My classmates are nice and all very talented. They call me Mr. Arizona (mr. arr-ee-zona). The most popular topic of conversation among the younger guys is where they’re going to do their apprenticeship after they finish school. Most of them commute from Paris everyday. A middle-aged guy named, Karl, who’s helped me out a ton, owns a bed & breakfast, 30 min south of Plaisir and is studying here to improve the “breakfast” part. I wish I’d known about his b & b sooner. In my dorm, the toilet doesn’t have a seat and the shower’s a plastic-coated closet in the hall. But it really doesn’t matter. I’m in French pastry school!
best of plaisir
Plaisir, the small suburb outside of Paris where I’m taking my pastry course, is not the sea of track homes you find in Phoenix’s suburbs. It’s a quiet little town with rocky walls and no stoplights.
After four days, I’ve pretty much been to every food establishment in Plaisir: the Italian restaurant, the French “Red Lobster,” the local pub, the charcuterie (meat shop) and bakery, and the grocery store. There’s just one left… the Pizza-Moroccan-Tex Mex takeout place. I’m saving the best for last. It turns out Tex Mex means bbq wings, so I go with the lamb tajine that they cook in a traditional clay pot. It’s like chicken soup on a rainy day. It comes nice and warm with a piece of bread you can use like a spoon. It really is the best of Plaisir.
how to make macarons
I’m book-ending this trip with French pastry classes at Lenôtre, so where I started this adventure over 3 months ago, I’m now ending it.
Tonight, I’m returning to the Tunisian takeout place for some tagine, my favorite of Plaisirian fare. The owner calls me “mon chef” and gives me an extra piece of flat bread with my order. I’m not even wearing my checkered chef’s pants tonight. I guess when you go to a place more than once in Plaisir, you instantly become a regular, even if it’s three months later. While the last course was an overview of a lot of different pastries, this course is all about the macaron and the many flavors you can derive from it. Take basil lime or chocolate passion for example. For the purists, we’re still learning chocolate and vanilla bean.
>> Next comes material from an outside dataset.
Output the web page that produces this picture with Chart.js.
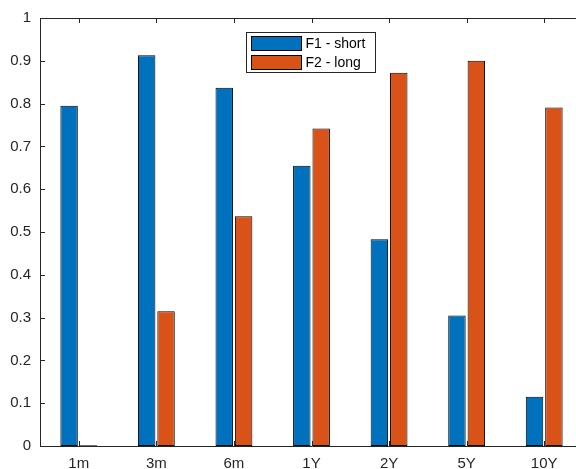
<!DOCTYPE html>
<html>
<head>
<script src="https://cdn.jsdelivr.net/npm/chart.js@4"></script>
<style>
  html, body { margin: 0; padding: 0; overflow: hidden; background: #fff; }
  #wrap { width: 576px; height: 469px; overflow: hidden; position: relative; }
  #c { position: absolute; left: 0; top: 0; }
</style>
</head>
<body>
<div id="wrap"><canvas id="c" width="583" height="469"></canvas></div>
<script>
const categories = ["1m", "3m", "6m", "1Y", "2Y", "5Y", "10Y"];
const shortVals = [0.795, 0.913, 0.837, 0.655, 0.483, 0.305, 0.115];
const longVals = [0.002, 0.315, 0.537, 0.742, 0.872, 0.900, 0.791];
const yTicks = [0, 0.1, 0.2, 0.3, 0.4, 0.5, 0.6, 0.7, 0.8, 0.9, 1];
const seriesNames = ["F1 - short", "F2 - long"];
const colors = ["#0072BD", "#D95319"];

// box without the right side (it falls outside the window in the reference)
const axisBox = {
  id: "axisBox",
  afterDraw(chart) {
    const { ctx, chartArea: a, scales } = chart;
    const right = a.right + 10;
    ctx.save();
    ctx.strokeStyle = "#262626";
    ctx.lineWidth = 1;
    ctx.beginPath();
    ctx.moveTo(right, a.top + 0.5); ctx.lineTo(a.left + 0.5, a.top + 0.5);
    ctx.lineTo(a.left + 0.5, a.bottom + 0.5); ctx.lineTo(right, a.bottom + 0.5);
    categories.forEach((c, i) => {
      const x = Math.round(scales.x.getPixelForValue(i)) + 0.5;
      ctx.moveTo(x, a.bottom); ctx.lineTo(x, a.bottom - 5);
      ctx.moveTo(x, a.top); ctx.lineTo(x, a.top + 5);
    });
    yTicks.forEach(v => {
      const y = Math.round(scales.y.getPixelForValue(v)) + 0.5;
      ctx.moveTo(a.left, y); ctx.lineTo(a.left + 5, y);
    });
    ctx.stroke();
    // legend
    const lx = 246.5, ly = 32.5, lw = 129, lh = 40;
    ctx.fillStyle = "#fff";
    ctx.fillRect(lx, ly, lw, lh);
    ctx.strokeRect(lx, ly, lw, lh);
    ctx.font = "14px 'Liberation Sans', Arial, sans-serif";
    ctx.textBaseline = "middle";
    seriesNames.forEach((n, i) => {
      const y = ly + 4 + i * 19;
      ctx.fillStyle = colors[i];
      ctx.fillRect(lx + 5, y, 50, 14);
      ctx.strokeStyle = "#000";
      ctx.strokeRect(lx + 5, y, 50, 14);
      ctx.fillStyle = "#000";
      ctx.fillText(n, lx + 59, y + 8);
    });
    ctx.restore();
  }
};

new Chart(document.getElementById("c"), {
  type: "bar",
  data: {
    labels: categories,
    datasets: [
      { label: seriesNames[0], data: shortVals, backgroundColor: colors[0], borderColor: "#000", borderWidth: 1, borderSkipped: false },
      { label: seriesNames[1], data: longVals, backgroundColor: colors[1], borderColor: "#000", borderWidth: 1, borderSkipped: false }
    ]
  },
  options: {
    responsive: false,
    animation: false,
    datasets: { bar: { categoryPercentage: 0.5, barPercentage: 0.9 } },
    layout: { padding: { top: 18, right: 0, left: 0, bottom: 0 } },
    plugins: { legend: { display: false }, tooltip: { enabled: false } },
    scales: {
      x: {
        grid: { display: false, drawTicks: false },
        border: { display: false },
        ticks: { color: "#262626", font: { size: 15, family: "'Liberation Sans', Arial, sans-serif" }, padding: 9, maxRotation: 0 },
        afterFit(s) { s.height = 23; }
      },
      y: {
        min: 0, max: 1,
        grid: { display: false, drawTicks: false },
        border: { display: false },
        afterBuildTicks(s) { s.ticks = yTicks.map(v => ({ value: v })); },
        ticks: { color: "#262626", font: { size: 15, family: "'Liberation Sans', Arial, sans-serif" }, padding: 9,
          callback: v => (v === 0 || v === 1) ? String(v) : v.toFixed(1) },
        afterFit(s) { s.width = 40; }
      }
    }
  },
  plugins: [axisBox]
});
</script>
</body>
</html>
My instructor is a tiny Frenchman with intense blue eyes. He tells us the secret to macarons is in how you incorporate the mixture. You have to do it gently and rhythmically, and if you want to imitate him exactly, stare mesmerized into the bowl as you’re doing it.
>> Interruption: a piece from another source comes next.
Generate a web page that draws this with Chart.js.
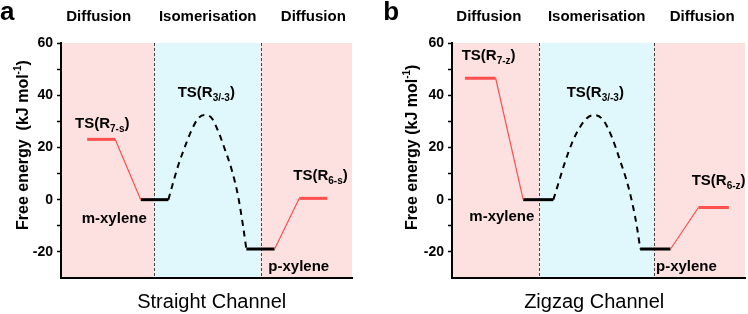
<!DOCTYPE html>
<html>
<head>
<meta charset="utf-8">
<script src="https://cdn.jsdelivr.net/npm/chart.js@4.4.1/dist/chart.umd.min.js"></script>
<style>
  html, body { margin: 0; padding: 0; background: #fff; }
  #wrap { position: relative; width: 748px; height: 314px; }
  canvas { position: absolute; top: 0; }
</style>
</head>
<body>
<div id="wrap">
  <canvas id="chartA" width="374" height="314" style="left:0"></canvas>
  <canvas id="chartB" width="374" height="314" style="left:374px"></canvas>
</div>
<script>
// free energy (kJ/mol) of the flat levels: TS left, m-xylene, p-xylene, TS right
const straightEnergy = [23.1, 0, -18.9, 0.5];
const zigzagEnergy   = [46.5, 0, -18.9, -3.0];

// reaction coordinate (0..10) where each flat level starts / ends
const straightLevelX = [[0.90, 1.86], [2.74, 3.69], [6.37, 7.34], [8.19, 9.15]];
const zigzagLevelX   = [[0.44, 1.49], [2.43, 3.46], [6.42, 7.46], [8.41, 9.45]];

// isomerisation barrier TS(R3/-3)
const straightCurveX = [3.69, 3.86, 4.03, 4.26, 4.49, 4.72, 4.95, 5.18, 5.41, 5.64, 5.87, 6.09, 6.26, 6.37];
const straightCurveY = [0, 6.8, 13.2, 20.3, 26.7, 31.2, 32.4, 31.2, 26.0, 19.0, 11.3, 1.1, -10.4, -18.9];
const zigzagCurveX = [3.46, 3.63, 3.86, 4.09, 4.31, 4.60, 4.86, 5.16, 5.45, 5.73, 6.02, 6.25, 6.39, 6.42];
const zigzagCurveY = [0, 6.2, 14.5, 21.6, 26.7, 31.2, 32.4, 30.5, 24.1, 15.2, 4.9, -6.6, -16.2, -18.9];

// borders between diffusion | isomerisation | diffusion
const straightRegions = [3.20, 6.86];
const zigzagRegions   = [2.98, 6.89];

const regionNames = ['Diffusion', 'Isomerisation', 'Diffusion'];
const yTicks = [-20, 0, 20, 40, 60];

const FONT = '"Liberation Sans", Arial, sans-serif';
const RED = '#ff4f4f';
const PINK = '#fde1e0';
const CYAN = '#e0f8fb';

function segment(xs, ys, color, width, extra) {
  return Object.assign({
    data: xs.map((x, i) => ({x: x, y: ys[i]})),
    borderColor: color,
    borderWidth: width,
    pointRadius: 0,
    fill: false,
    tension: 0
  }, extra || {});
}

function buildDatasets(levelX, energy, curveX, curveY) {
  const level = (i, color) => segment(levelX[i], [energy[i], energy[i]], color, 3);
  return [
    segment([levelX[0][1], levelX[1][0]], [energy[0], energy[1]], RED, 1.2),
    segment(curveX, curveY, '#000', 2, {borderDash: [6, 5], cubicInterpolationMode: 'monotone'}),
    segment([levelX[2][1], levelX[3][0]], [energy[2], energy[3]], RED, 1.2),
    level(0, RED), level(1, '#000'), level(2, '#000'), level(3, RED)
  ];
}

function drawRich(ctx, x, y, parts) {
  ctx.textAlign = 'left';
  parts.forEach(pt => {
    ctx.font = (pt.weight || 'bold') + ' ' + pt.size + 'px ' + FONT;
    ctx.fillText(pt.t, x, y + (pt.dy || 0));
    x += ctx.measureText(pt.t).width;
  });
}

function panelPlugin(p) {
  return {
    id: 'panel_' + p.letter,
    beforeDraw(chart) {
      const {ctx, chartArea: a} = chart;
      const xs = chart.scales.x;
      const b0 = xs.getPixelForValue(p.regions[0]);
      const b1 = xs.getPixelForValue(p.regions[1]);
      ctx.save();
      ctx.fillStyle = PINK;
      ctx.fillRect(a.left, a.top, a.right - a.left, a.bottom - a.top);
      ctx.fillStyle = CYAN;
      ctx.fillRect(b0, a.top, b1 - b0, a.bottom - a.top);
      ctx.strokeStyle = '#444';
      ctx.lineWidth = 1;
      ctx.setLineDash([3, 2]);
      [b0, b1].forEach(b => {
        ctx.beginPath();
        ctx.moveTo(Math.round(b) + 0.5, a.top);
        ctx.lineTo(Math.round(b) + 0.5, a.bottom);
        ctx.stroke();
      });
      ctx.restore();
    },
    afterDraw(chart) {
      const ctx = chart.ctx;
      ctx.save();
      ctx.fillStyle = '#000';
      ctx.textBaseline = 'alphabetic';

      ctx.font = 'bold 26px ' + FONT;
      ctx.textAlign = 'left';
      ctx.fillText(p.letter, p.letterX, 20);

      ctx.font = 'bold 15px ' + FONT;
      ctx.textAlign = 'center';
      regionNames.forEach((t, i) => ctx.fillText(t, p.headerX[i], 21));

      ctx.font = '20px ' + FONT;
      ctx.fillText(p.title, p.titleX, 308);

      ctx.save();
      ctx.translate(p.yTitleX, 230);
      ctx.rotate(-Math.PI / 2);
      drawRich(ctx, 0, 0, [
        {t: p.yTitle, size: 16},
        {t: '-1', size: 10, dy: -7},
        {t: ')', size: 16}
      ]);
      ctx.restore();

      p.labels.forEach(l => {
        if (l.sub) {
          drawRich(ctx, l.x, l.y, [{t: 'TS(R', size: 15}, {t: l.sub, size: 10, dy: 4}, {t: ')', size: 15}]);
        } else {
          drawRich(ctx, l.x, l.y, [{t: l.text, size: 15}]);
        }
      });
      ctx.restore();
    }
  };
}

function makeChart(id, p) {
  return new Chart(document.getElementById(id), {
    type: 'line',
    data: {datasets: buildDatasets(p.levelX, p.energy, p.curveX, p.curveY)},
    options: {
      responsive: false,
      animation: false,
      devicePixelRatio: 1,
      layout: {padding: {left: 0, right: p.padRight, top: 43, bottom: 36}},
      plugins: {legend: {display: false}, tooltip: {enabled: false}},
      scales: {
        x: {
          type: 'linear', min: 0, max: 10,
          ticks: {display: false},
          grid: {drawOnChartArea: false, drawTicks: false},
          border: {color: '#000', width: 2},
          afterFit: s => { s.height = 0; }
        },
        y: {
          min: -30, max: 60,
          ticks: {
            stepSize: 10, color: '#000', padding: 4,
            font: {family: FONT, size: 14, weight: 'bold'},
            callback: v => yTicks.includes(v) ? v : ''
          },
          grid: {
            drawOnChartArea: false, tickLength: 4, tickWidth: 1.5,
            tickColor: c => (c.tick && c.tick.value === -30) ? 'rgba(0,0,0,0)' : '#000'
          },
          border: {color: '#000', width: 2},
          afterFit: s => { s.width = p.axisW; }
        }
      }
    },
    plugins: [panelPlugin(p)]
  });
}

makeChart('chartA', {
  letter: 'a', letterX: 0,
  energy: straightEnergy, levelX: straightLevelX,
  curveX: straightCurveX, curveY: straightCurveY,
  regions: straightRegions,
  axisW: 61, padRight: 22,
  headerX: [98.7, 207.7, 313.3],
  title: 'Straight Channel', titleX: 211.7,
  yTitle: 'Free energy  (kJ mol', yTitleX: 28,
  labels: [
    {x: 75, y: 128, sub: '7-s'},
    {x: 177.7, y: 96.7, sub: '3/-3'},
    {x: 81.7, y: 222.7, text: 'm-xylene'},
    {x: 268.3, y: 270.7, text: 'p-xylene'},
    {x: 293.3, y: 180, sub: '6-s'}
  ]
});

makeChart('chartB', {
  letter: 'b', letterX: 9.3,
  energy: zigzagEnergy, levelX: zigzagLevelX,
  curveX: zigzagCurveX, curveY: zigzagCurveY,
  regions: zigzagRegions,
  axisW: 78, padRight: 3,
  headerX: [114.8, 222.7, 328.2],
  title: 'Zigzag Channel', titleX: 220.2,
  yTitle: 'Free energy (kJ mol', yTitleX: 42.7,
  labels: [
    {x: 87.7, y: 60, sub: '7-z'},
    {x: 192.7, y: 97, sub: '3/-3'},
    {x: 95.3, y: 220.7, text: 'm-xylene'},
    {x: 282, y: 270.7, text: 'p-xylene'},
    {x: 317.7, y: 185, sub: '6-z'}
  ]
});
</script>
</body>
</html>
While my first class was full of French guys, my classmates this time around are a bunch of southern hemisphere girls: Paola and Elisa from Brazil, Belen from Argentina, and Cindy from Australia. Our only native French girl, Elodie, is of Chinese descent, but the director of the school wrongly assumes she isn’t French and congratulates her, “You speak French very well!”
This time around, the course goes smoother although my Italian gets a little in the way. “Pot” (pronounced po in French) means “container,” but in Italian, “po” means “a little.” I have some batter and Elodie ask me for a “pot,” so I think she wants a little. When I start to scoop some out, she says, “Non, un petit pot,” so I think ok, ok you want less, but finally Paola helps translate.
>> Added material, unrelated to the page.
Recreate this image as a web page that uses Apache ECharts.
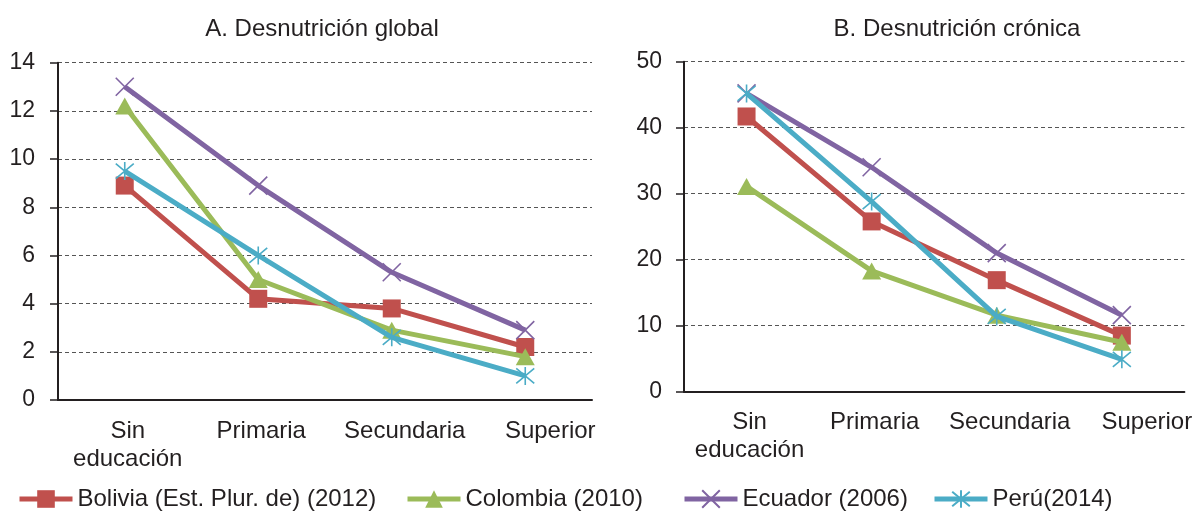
<!DOCTYPE html>
<html>
<head>
<meta charset="utf-8">
<script src="https://cdn.jsdelivr.net/npm/echarts@6/dist/echarts.min.js"></script>
<style>
html,body{margin:0;padding:0;background:#fff;}
#chart{width:1195px;height:511px;}
</style>
</head>
<body>
<div id="chart"></div>
<script>
// ---- data ----
var categories = ['Sin\neducación', 'Primaria', 'Secundaria', 'Superior'];
var seriesNames = ['Bolivia (Est. Plur. de) (2012)', 'Colombia (2010)', 'Ecuador (2006)', 'Perú(2014)'];
var titleA = 'A. Desnutrición global';
var titleB = 'B. Desnutrición crónica';

var globalBolivia  = [8.9, 4.2, 3.8, 2.2];
var globalColombia = [12.2, 5.0, 2.9, 1.8];
var globalEcuador  = [13.0, 8.9, 5.3, 2.9];
var globalPeru     = [9.5, 6.0, 2.6, 1.0];

var cronicaBolivia  = [41.7, 25.8, 16.9, 8.5];
var cronicaColombia = [31.1, 18.3, 11.6, 7.5];
var cronicaEcuador  = [45.2, 34.0, 21.0, 11.6];
var cronicaPeru     = [45.2, 28.8, 11.4, 4.9];

var ticksA = {min: 0, max: 14, interval: 2};
var ticksB = {min: 0, max: 50, interval: 10};

// ---- styles ----
var FONT = '"Liberation Sans", Arial, sans-serif';
var TXT = '#231F20';
var FS = 24;
var FS_TICK = 23;
var colors = ['#C0504D', '#9BBB59', '#8064A2', '#4BACC6'];
var symbols = [
  'rect',
  'triangle',
  'path://M0,0L10,10M10,0L0,10',
  'path://M0,0L10,10M10,0L0,10M5,-1L5,11'
];
var symbolSizes = [18, [19, 17], 18, 18];
var labelShift = [3, 3, 13, 25];

function catLabel(value, idx) {
  return '{c' + idx + '|' + value + '}';
}
var rich = {};
for (var i = 0; i < 4; i++) {
  rich['c' + i] = {fontFamily: FONT, fontSize: FS, color: TXT, lineHeight: 28, padding: [0, 0, 0, 2 * labelShift[i]], align: 'center'};
}

function xAxisDef(gi) {
  return {
    type: 'category', gridIndex: gi, data: categories, boundaryGap: true,
    axisLine: {show: true, lineStyle: {color: TXT, width: 2}},
    axisTick: {show: false},
    axisLabel: {margin: 17, formatter: catLabel, rich: rich, interval: 0, fontFamily: FONT, fontSize: FS, color: TXT, lineHeight: 28}
  };
}
function yAxisDef(gi, t, margin) {
  return {
    type: 'value', gridIndex: gi, min: t.min, max: t.max, interval: t.interval,
    axisLine: {show: true, lineStyle: {color: TXT, width: 2}},
    axisTick: {show: true, length: 8, lineStyle: {color: TXT, width: 1.5}},
    axisLabel: {margin: margin, fontFamily: FONT, fontSize: FS_TICK, color: TXT},
    splitLine: {show: true, lineStyle: {color: '#555', width: 1, type: [4, 3]}}
  };
}

var dataA = [globalBolivia, globalColombia, globalEcuador, globalPeru];
var dataB = [cronicaBolivia, cronicaColombia, cronicaEcuador, cronicaPeru];

function makeSeries(gi, arrs) {
  return arrs.map(function (d, k) {
    var isStroke = k >= 2;
    return {
      type: 'line', name: seriesNames[k], xAxisIndex: gi, yAxisIndex: gi, data: d,
      symbol: symbols[k], symbolSize: symbolSizes[k], showAllSymbol: true,
      lineStyle: {color: colors[k], width: 5},
      itemStyle: isStroke ? {color: colors[k], borderColor: colors[k], borderWidth: 1.6} : {color: colors[k], borderWidth: 0},
      z: 2 + k
    };
  });
}

var legendLefts = [17, 405, 682, 932];
var legends = seriesNames.map(function (n, k) {
  return {
    show: true, left: legendLefts[k], top: 487, orient: 'horizontal', padding: 0,
    data: [n], itemWidth: 53, itemHeight: 22, selectedMode: false,
    lineStyle: {width: 5},
    textStyle: {fontFamily: FONT, fontSize: FS, color: TXT}
  };
});

var chart = echarts.init(document.getElementById('chart'), null, {renderer: 'canvas'});
chart.setOption({
  animation: false,
  backgroundColor: '#fff',
  title: [
    {text: titleA, left: 317, top: 12, textAlign: 'center', textStyle: {fontFamily: FONT, fontSize: FS, fontWeight: 'normal', color: TXT}},
    {text: titleB, left: 952, top: 12, textAlign: 'center', textStyle: {fontFamily: FONT, fontSize: FS, fontWeight: 'normal', color: TXT}}
  ],
  legend: legends,
  grid: [
    {left: 58, top: 62.7, width: 534, height: 337.3},
    {left: 684, top: 61.7, width: 502, height: 330}
  ],
  xAxis: [xAxisDef(0), xAxisDef(1)],
  yAxis: [yAxisDef(0, ticksA, 23), yAxisDef(1, ticksB, 22)],
  series: makeSeries(0, dataA).concat(makeSeries(1, dataB))
});
</script>
</body>
</html>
Paola and I get along well. We both switched career tracks to study cuisine and pastry. I feel sorry for her because she’s been in Plaisir since August. She tells me doing laundry is the biggest thing she does here. It’s like going out to the movies. The nearest laundry facility is three and a half miles outside of town and the bus only runs every hour, so it turns into a half day adventure. Plaisir’s the only place I know where the hotel rates are cheaper on the weekends. If you have free time, you’re not spending it here.